女性が輝く社会へ、という旗印が安倍内閣より掲げられてはや数年。働き手としての女性の力に期待が寄せられる一方、その目論見は思うように進んでいない現状がある。2016年に世界経済フォーラム(WEF)より発表された男女平等度合いを計る「ジェンダー・ギャップ指数」において、日本は全144ヵ国中111位と過去最低水準。その大きな要因のひとつは、「男女の所得格差」の影響だった。
 そのような背景を経て、「女性の生産性が低い」との議論が巻き起こっているが、編集者・軍地彩弓さんは「このままでは日本は世界有数の住みにくい国になる」と問題提起する。女性の力を活用するため、いま何が必要なのか。そして日本社会は今後、どのように変化すべきなのか、軍地さんに語ってもらった。(文/木内アキ)

軍地彩弓(ぐんじ・さゆみ)/編集者。大学在学中からリクルートでマーケティングやタイアップを中心とした制作の勉強をする傍ら、講談社の『Checkmate』でライターのキャリアをスタート。卒業と同時に講談社の『ViVi』編集部でフリーライターとして活動。その後、雑誌『GLAMOROUS』の立ち上げに尽力する。2008年には、現コンデナスト・ジャパンに入社。クリエイティブ・ディレクターとして、『VOGUE GIRL』の創刊と運営に携わる。2014年には、自身の会社である、株式会社gumi-gumiを設立。現在は、雑誌『Numéro TOKYO』のエディトリアルディレクターから、ドラマ「ファーストクラス」(フジテレビ系)のファッション監修や企業のコンサルティング、情報番組「直撃LIVEグッディ!」(フジテレビ系)のゲストコメンテーターまで、幅広く活躍している。Photo by Youhei Kurihara

「収入が低い=生産性が低い」は
女性の現実を見ていない議論

──「日本女性の生産性の低さ」についての議論に、違和感を覚えた理由を教えてください。

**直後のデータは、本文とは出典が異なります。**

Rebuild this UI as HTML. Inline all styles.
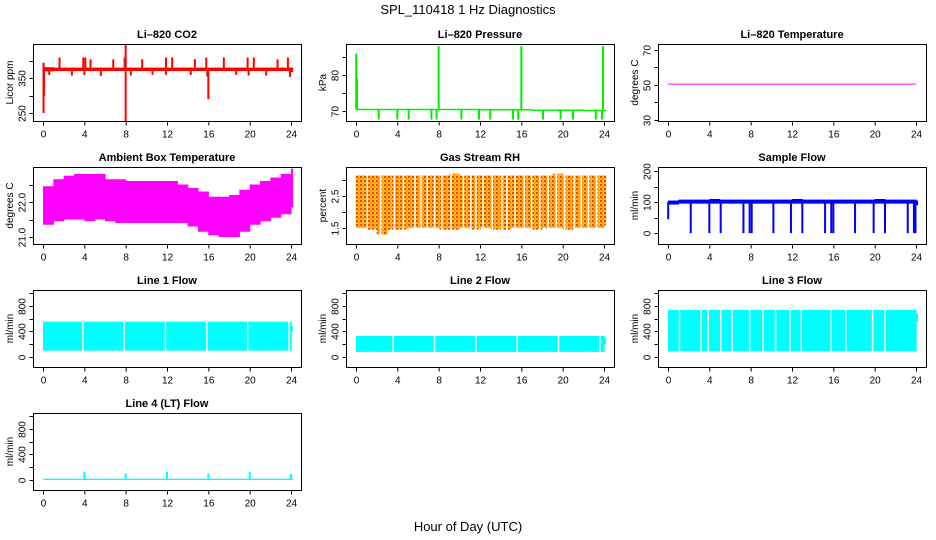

「女性に任せられている仕事が、そもそも付加価値の低いものが多い」「高い給与をもらう女性労働者が増えれば生産性が上がる」という主張には違和感を感じました。最初に確認しておきたいのが、収入の高さはあくまで生産性のひとつの結果であり、「収入が高い=生産性が高い」、とは言い切れないということです。